Today, the New York City Comptroller’s office adopted new Corporate Governance Principles and Proxy Voting Guidelines by the New York City Pension Funds that expand the definition of board diversity beyond race and gender to include LGBT directors.
The New York City Pension Funds have more than $153.8 billion under management; they were among the first institutional investors to adopt formal proxy voting policies. This is the first major overhaul of the proxy voting policies’ format and public disclosure since they were initially adopted.
“We commend Comptroller Scott Stringer and the Comptroller’s office for their leadership on this vital issue,” said Out Leadership Founder Todd Sears. “Our research shows that less than 1% of current directors on Fortune 500 boards are openly LGBT. Only a handful of Fortune 500 firms include sexual orientation and gender identity in their board’s definition of diversity. The time has come for action like the Comptroller’s.”
Out Leadership’s initiative Quorum, which seeks to increase the representation of LGBT people on corporate boards, worked with the Comptroller’s office while they developed the new policies. Board diversity enhances corporate performance, mitigates risk, and creates market opportunities.
“Companies make their most important decisions in the boardroom, including decisions about strategy, financial matters, and employment policies and practices that reach into every corner of our economy,” said Quorum Leadership Committee member Mario Palumbo, Partner at Millennium Partners. “Research has shown that more diverse boards lead to better decision-making.”
Quorum, founded in 2014, has an established track record of raising the visibility of the disproportionate representation of LGBT people on corporate boards. In addition to Comptroller Stringer, Quorum has engaged elected officials with oversight into investment strategy including California State Controller Betty Yee and California State Insurance Commissioner Dave Jones. As a result of Quorum’s work, companies like Simmons & Simmons have committed to including LGBT inclusion in their board diversity statements.

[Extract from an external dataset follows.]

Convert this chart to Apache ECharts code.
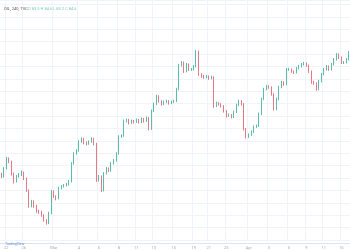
<!DOCTYPE html>
<html><head><meta charset="utf-8">
<script src="https://cdn.jsdelivr.net/npm/echarts@6/dist/echarts.min.js"></script>
<style>html,body{margin:0;padding:0;background:#fff}#c{width:350px;height:250px}</style>
</head><body><div id="c"></div>
<script>
// 240-minute candles (price)
const opens = [75.30,75.12,75.76,76.56,76.32,75.36,74.72,75.12,75.28,75.44,
74.96,74.00,72.72,73.12,72.72,72.32,72.24,72.00,71.60,71.36,
72.16,73.92,73.52,73.36,74.16,74.32,74.40,74.48,74.72,76.16,
76.96,77.20,77.92,78.16,77.84,77.76,77.92,78.16,77.76,74.80,
75.12,74.00,75.36,75.76,75.60,76.16,76.40,76.96,78.32,78.40,
79.60,79.68,79.44,79.60,79.52,79.68,79.52,79.76,79.60,79.84,
78.96,80.40,80.96,81.60,81.20,80.96,81.12,81.20,81.04,81.12,
81.20,82.16,84.08,84.32,83.60,84.16,83.76,83.76,84.00,85.20,
83.36,83.20,83.12,83.20,83.04,83.12,80.80,81.04,80.96,80.80,
80.40,80.00,80.08,79.92,80.32,80.88,81.20,80.96,78.96,78.32,
78.48,78.72,79.12,79.20,80.16,81.36,82.16,82.40,82.32,81.76,
80.56,81.36,82.32,82.72,82.56,83.76,83.76,83.60,83.52,83.84,
84.00,84.16,84.24,84.08,83.60,82.72,82.64,82.16,82.80,83.36,
83.76,84.00,83.76,84.16,84.56,84.96,84.72,84.32,84.32,84.56];
const closes = [75.12,75.76,76.56,76.32,75.36,74.72,75.12,75.28,75.44,74.96,
74.00,72.72,73.12,72.72,72.32,72.24,72.00,71.60,71.36,72.16,
73.92,73.52,73.36,74.16,74.32,74.40,74.48,74.72,76.16,76.96,
77.20,77.92,78.16,77.84,77.76,77.92,78.16,77.76,74.80,75.12,
74.00,75.36,75.76,75.60,76.16,76.40,76.96,78.32,78.40,79.60,
79.68,79.44,79.60,79.52,79.68,79.52,79.76,79.60,79.84,78.96,
80.40,80.96,81.60,81.20,80.96,81.12,81.20,81.04,81.12,81.20,
82.16,84.08,84.32,83.60,84.16,83.76,83.76,84.00,85.20,83.36,
83.20,83.12,83.20,83.04,83.12,80.80,81.04,80.96,80.80,80.40,
80.00,80.08,79.92,80.32,80.88,81.20,80.96,78.96,78.32,78.48,
78.72,79.12,79.20,80.16,81.36,82.16,82.40,82.32,81.76,80.56,
81.36,82.32,82.72,82.56,83.76,83.76,83.60,83.52,83.84,84.00,
84.16,84.24,84.08,83.60,82.72,82.64,82.16,82.80,83.36,83.76,
84.00,83.76,84.16,84.56,84.96,84.72,84.32,84.32,84.56,85.12];
const highs = [75.42,75.88,76.70,76.66,76.40,75.44,75.24,75.40,75.60,75.52,
75.04,74.08,73.24,73.20,72.84,72.44,72.36,72.08,71.68,72.28,
74.04,74.00,73.60,74.28,74.44,74.52,74.60,74.84,76.28,77.08,
77.32,78.04,78.28,78.24,77.96,78.04,78.28,78.24,77.84,75.24,
75.20,75.48,75.88,75.84,76.28,76.52,77.08,78.44,78.52,79.72,
79.80,79.76,79.72,79.68,79.80,79.76,79.88,79.84,79.96,79.92,
80.52,81.08,81.72,81.68,81.28,81.24,81.32,81.28,81.24,81.32,
82.28,84.20,84.44,84.40,84.28,84.24,83.88,84.12,85.32,85.28,
83.44,83.32,83.32,83.28,83.24,83.20,81.16,81.12,81.04,80.88,
80.48,80.20,80.16,80.44,81.00,81.32,81.28,81.04,79.04,78.60,
78.84,79.24,79.32,80.28,81.48,82.28,82.52,82.48,82.40,81.84,
81.48,82.44,82.84,82.80,83.88,83.88,83.84,83.68,83.96,84.12,
84.28,84.36,84.32,84.16,83.68,82.84,82.72,82.92,83.48,83.88,
84.12,84.08,84.28,84.68,85.08,85.04,84.80,84.44,84.68,85.24];
const lows = [75.00,75.04,75.68,76.20,75.20,74.56,74.64,75.04,75.16,74.84,
73.88,72.60,72.64,72.60,72.20,72.12,71.88,71.48,71.24,71.28,
72.08,73.40,73.20,73.28,74.08,74.24,74.32,74.40,74.64,76.08,
76.88,77.12,77.84,77.72,77.64,77.68,77.84,77.64,74.68,74.72,
73.88,73.92,75.28,75.48,75.52,76.08,76.32,76.88,78.24,78.32,
79.48,79.32,79.36,79.40,79.44,79.40,79.44,79.48,79.52,78.84,
78.88,80.32,80.88,81.08,80.84,80.88,81.04,80.92,80.96,81.04,
81.12,82.08,84.00,83.48,83.52,83.64,83.64,83.68,83.92,83.24,
83.08,83.00,83.04,82.92,82.96,80.68,80.72,80.84,80.68,80.28,
79.88,79.92,79.80,79.84,80.24,80.80,80.84,78.84,78.20,78.24,
78.40,78.64,79.04,79.12,80.08,81.28,82.08,82.20,81.64,80.44,
80.48,81.28,82.24,82.44,82.48,83.64,83.48,83.40,83.44,83.76,
83.92,84.08,83.96,83.48,82.60,82.52,82.04,82.08,82.72,83.28,
83.68,83.64,83.68,84.08,84.48,84.60,84.20,84.20,84.24,84.48];
const tickIndex = [2,9,21,31,39,47,54,61,69,77,83,90,99,107,115,122,129,136];
const tickText = ["22","26","Mar","4","6","8","11","13","15","19","21","25","Apr","3","5","9","11","15"];

const categories = opens.map((_, i) => String(i));
const data = opens.map((o, i) => [o, closes[i], lows[i], highs[i]]);
const showTick = (idx) => tickIndex.indexOf(idx) >= 0;

const chart = echarts.init(document.getElementById('c'), null, {renderer: 'canvas'});
chart.setOption({
  animation: false,
  backgroundColor: '#ffffff',
  grid: {left: 0, right: 0, top: 0, bottom: 8, containLabel: false},
  title: [
    {text: 'OIL, 240, TVC', left: -1, top: 2, textStyle: {fontSize: 4, color: '#555', fontWeight: 'normal', fontFamily: 'Roboto'}},
    {text: '· O 83.5 H 84.6 L 83.2 C 84.6', left: 21, top: 2, textStyle: {fontSize: 4, color: '#7fcbbd', fontWeight: 'normal', fontFamily: 'Roboto'}},
    {text: 'TradingView', left: 0, top: 237, textStyle: {fontSize: 3.5, color: '#5b8ee6', fontWeight: 'normal', fontFamily: 'Roboto'}}
  ],
  xAxis: {
    type: 'category', data: categories, boundaryGap: true, offset: 3,
    axisLine: {lineStyle: {color: '#e0e3eb', width: 1}},
    axisTick: {show: false},
    axisLabel: {interval: (idx) => showTick(idx), formatter: (v, idx) => tickText[tickIndex.indexOf(idx)] || '', fontSize: 4, color: '#aaa', margin: 3, fontFamily: 'Roboto'},
    splitLine: {show: true, interval: (idx) => showTick(idx), lineStyle: {color: '#f0f3fa', width: 1}}
  },
  yAxis: {
    type: 'value', min: 70, max: 89.36, interval: 1, position: 'right',
    axisLine: {show: false}, axisTick: {show: false}, axisLabel: {show: false},
    splitLine: {show: true, lineStyle: {color: '#f0f3fa', width: 1}}
  },
  series: [{
    type: 'candlestick', data: data, barWidth: '40%',
    itemStyle: {color: '#5cbcaa', color0: '#e57a86', borderColor: '#5cbcaa', borderColor0: '#e57a86', borderWidth: 1}
  }]
});
</script></body></html>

Quorum’s Ambassadors – business and government leaders who have committed to advocate for increased representation of LGBT directors on corporate boards – include Commissioner Stringer, Controller Yee, New York State Comptroller Thomas DiNapoli, and Bloomberg LP Chairman Peter Grauer.
Increased awareness of the importance of LGBT inclusion on corporate boards within the business community has paid dividends. In 2015, at least two openly LGBT people were named to private corporate boards: Chad Leat (Norwegian Cruise Lines), and Dr. Ashley Steel (National Express Group PLC.) And in 2015, Stanford University added LGBT content to its board governance boot camp programs.
While Quorum’s key objective is to raise awareness of the importance of increasing LGBT representation on corporate boards, and help companies tap into the LGBT market, valued at over $4 trillion worldwide, the initiative has also identified a global cohort of senior executives who have the experience that boards seek, including C-suite responsibilities, P&L management, and financial and audit background – and who also happen to be openly LGBT. Quorum’s cohort of potential board candidates receive additional training opportunities from McKinsey and KPMG.
KPMG is Quorum’s Founding Sponsor, and will host its inaugural Director’s Summit in the fall of 2016. The Quorum Director’s Summit will convene select Ally and LGBT corporate board members, representatives from Out Leadership member companies, and top Quorum candidates.
Quorum, the first and only initiative of its kind working in the LGBT board diversity space, is particularly focused on the intersectional diversity of our community, including women, people of color and veterans.